Their position on the lid suggests the heavens stretched out above him, turning the whole coffin interior into a miniature cosmos: Hornedjitef has commissioned his own personal star map and time machine. Paradoxically, his meticulous preparation for the future now allows us to travel in the opposite direction, back to him and his world. And beside the numerous inscriptions, we can now begin to decipher the thing itself – the mummy, its case and the objects it contains.
Inside the lid of Hornedjitef’s inner coffin
Thanks to advances in scientific research, we can learn much more about Hornedjitef today than was possible in 1835. Especially in the last twenty years, there have been huge steps forward in ways of gathering information from objects without damaging them in the process. Scientific techniques allow us to fill in many gaps which the inscriptions don’t touch on – the details of everyday life, how old people were, what kind of food they ate, the state of their health, how they died and also how they were mummified. For example, until recently we have never been able to investigate inside the linen wrappings of the mummy, because unwinding the wrappings risks damaging them and the body. But now, with CT scanning techniques that are used on living people, we are able to see beneath the surface of the linen to the objects wrapped inside the cloth and to the body beneath.
The mummy wrapped in linen, partially covered in its cartonnage
John Taylor, Curator of our Department of Ancient Egypt and Sudan, has been researching the mummies in the British Museum for more than two decades, and in recent years he has taken a few of them to London hospitals for special scans.
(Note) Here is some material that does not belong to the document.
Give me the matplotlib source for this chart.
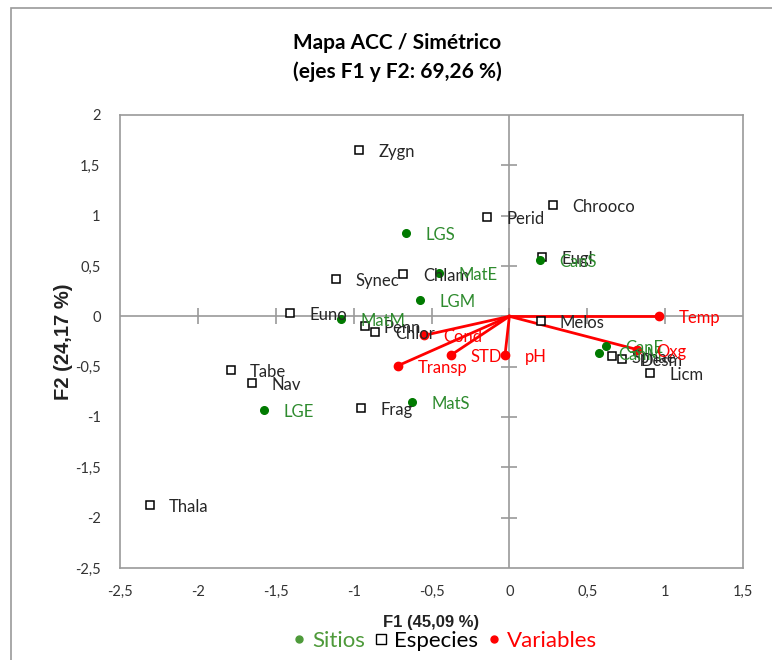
import matplotlib
matplotlib.use("Agg")
import matplotlib.pyplot as plt
from matplotlib.patches import Rectangle
from matplotlib.lines import Line2D
import numpy as np

plt.rcParams['font.family'] = ['Lato', 'DejaVu Sans']

# Species (open squares)
sp_names = ["Zygn", "Chrooco", "Perid", "Eugl", "Synec", "Chlam", "Euno", "Penn", "Chlor",
            "Melos", "Sphae", "Desm", "Licm", "Tabe", "Nav", "Frag", "Thala"]
sp_x = [-0.966, 0.28, -0.144, 0.21, -1.11, -0.68, -1.41, -0.93, -0.86,
        0.20, 0.66, 0.72, 0.90, -1.79, -1.65, -0.95, -2.31]
sp_y = [1.65, 1.11, 0.99, 0.59, 0.37, 0.42, 0.035, -0.10, -0.16,
        -0.05, -0.39, -0.42, -0.56, -0.53, -0.66, -0.91, -1.87]

# Sites (green dots)
site_names = ["LGS", "MatE", "LGM", "MatM", "CanS", "CanE", "CanM", "LGE", "MatS"]
site_x = [-0.665, -0.45, -0.575, -1.08, 0.196, 0.62, 0.575, -1.575, -0.625]
site_y = [0.83, 0.43, 0.16, -0.03, 0.56, -0.29, -0.36, -0.93, -0.85]

# Variables (red vectors)
var_names = ["Temp", "Oxg", "pH", "STD", "Transp", "Cond"]
var_x = [0.96, 0.82, -0.028, -0.375, -0.715, -0.55]
var_y = [0.0, -0.33, -0.385, -0.385, -0.49, -0.19]

xticks = [-2.5, -2, -1.5, -1, -0.5, 0, 0.5, 1, 1.5]
yticks = [-2.5, -2, -1.5, -1, -0.5, 0, 0.5, 1, 1.5, 2]

GREEN = "#007A00"
GREEN_T = "#2E8B2E"
RED = "#FF0000"
GRAY = "#9A9A9A"

fig = plt.figure(figsize=(7.72, 6.60), dpi=100)
ax = fig.add_axes([120/772, 1-568/660, (743-120)/772, (568-115)/660])
ax.set_xlim(-2.5, 1.5)
ax.set_ylim(-2.5, 2)

for s in ax.spines.values():
    s.set_color(GRAY)
    s.set_linewidth(1.2)

ax.set_xticks(xticks)
ax.set_yticks(yticks)
fmt = lambda v: ("%g" % v).replace(".", ",")
ax.set_xticklabels([fmt(v) for v in xticks], fontsize=10.5, color="#333333")
ax.set_yticklabels([fmt(v) for v in yticks], fontsize=10.5, color="#333333")
ax.tick_params(length=0, pad=12)
ax.tick_params(axis='y', pad=14)

# zero axes with crossing ticks
ax.axhline(0, color=GRAY, lw=1.2, zorder=1)
ax.axvline(0, color=GRAY, lw=1.2, zorder=1)
ax.plot(xticks[1:-1], [0]*len(xticks[1:-1]), ls='none', marker='|', ms=11, mew=1.2, color=GRAY, zorder=1)
ax.plot([0]*len(yticks[1:-1]), yticks[1:-1], ls='none', marker='_', ms=11, mew=1.2, color=GRAY, zorder=1)

# variables
for n, x, y in zip(var_names, var_x, var_y):
    ax.plot([0, x], [0, y], color=RED, lw=2, zorder=3)
ax.plot(var_x, var_y, ls='none', marker='o', ms=6, color=RED, zorder=4)

# species
ax.plot(sp_x, sp_y, ls='none', marker='s', ms=5.5, mfc='white', mec='black', mew=1.1, zorder=5)
# sites
ax.plot(site_x, site_y, ls='none', marker='o', ms=5.5, color=GREEN, zorder=5)

dx = 0.125
for n, x, y in zip(sp_names, sp_x, sp_y):
    ax.text(x + dx, y - 0.02, n, fontsize=12, color="#262626", va='center', ha='left', zorder=6)
for n, x, y in zip(site_names, site_x, site_y):
    ax.text(x + dx, y - 0.02, n, fontsize=12, color=GREEN_T, va='center', ha='left', zorder=6)
for n, x, y in zip(var_names, var_x, var_y):
    ax.text(x + dx, y - 0.02, n, fontsize=12, color=RED, va='center', ha='left', zorder=6)

ax.set_xlabel("F1 (45,09 %)", fontsize=12, fontweight='bold', color="#222222", labelpad=12, family='Liberation Sans')
ax.set_ylabel("F2 (24,17 %)", fontsize=14.5, fontweight='bold', color="#222222", labelpad=1, family='Liberation Sans')

fig.text(397/772, 1-43/660, "Mapa ACC / Simétrico", ha='center', va='center', fontsize=15, fontweight='bold')
fig.text(397/772, 1-72/660, "(ejes F1 y F2: 69,26 %)", ha='center', va='center', fontsize=15, fontweight='bold')

# legend
handles = [Line2D([], [], ls='none', marker='o', ms=5, color="#4E9A3A"),
           Line2D([], [], ls='none', marker='s', ms=7, mfc='white', mec='black', mew=1),
           Line2D([], [], ls='none', marker='o', ms=5, color=RED)]
leg = fig.legend(handles, ["Sitios", "Especies", "Variables"], loc='center', bbox_to_anchor=(445/772, 1-641/660),
                 ncol=3, frameon=False, fontsize=16, handlelength=0.6, handletextpad=0.3, columnspacing=0.4)
for t, c in zip(leg.get_texts(), ["#4E9A3A", "black", RED]):
    t.set_color(c)

# outer frame
fig.patches.append(Rectangle((11/772, -0.05), 1.2, 1.05 - 8/660, transform=fig.transFigure,
                             fill=False, ec=GRAY, lw=1.2, figure=fig))

fig.savefig("out.png", dpi=100)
These non-invasive, non-destructive examinations have yielded great insights:
We can now say that Hornedjitef was middle aged to elderly when he died, and that he was mummified according to the best methods available at the time. We know that his internal organs were taken out, carefully packaged up and then put back inside him; we can see them there, deep inside. We can see that they’ve poured resins – expensive oils – into his body to preserve him, and we can also detect amulets, rings and jewellery and little charms placed on him beneath the wrappings, to protect him on his journey to the afterlife. If you unwrap a mummy it’s a very destructive process, and the amulets, which are very small, can move out of place; the positioning of them was absolutely crucial to their magical function, and by scanning the mummy we see them all exactly in position in the same relationships to each other that they had when they were placed there thousands of years ago, so that is a huge gain in knowledge. We can also examine the teeth in great detail, establishing the wear and the dental disease that they suffered from; we can look at the bones, and have seen that Hornedjitef had arthritis in his back, which must have been very painful.
Recent scientific advances have allowed us to find out about a great deal more than Hornedjitef’s bad back. Being able to read the words on his coffin tells us about his place in society and what that society believed about life after death, but the new techniques enable us to analyse the materials with which mummies were prepared and coffins made, which helps us understand how Egypt was economically connected to the world round about it. Mummies may for us be quintessentially Egyptian, but it turns out that it took far more than the resources of Egypt alone to make them.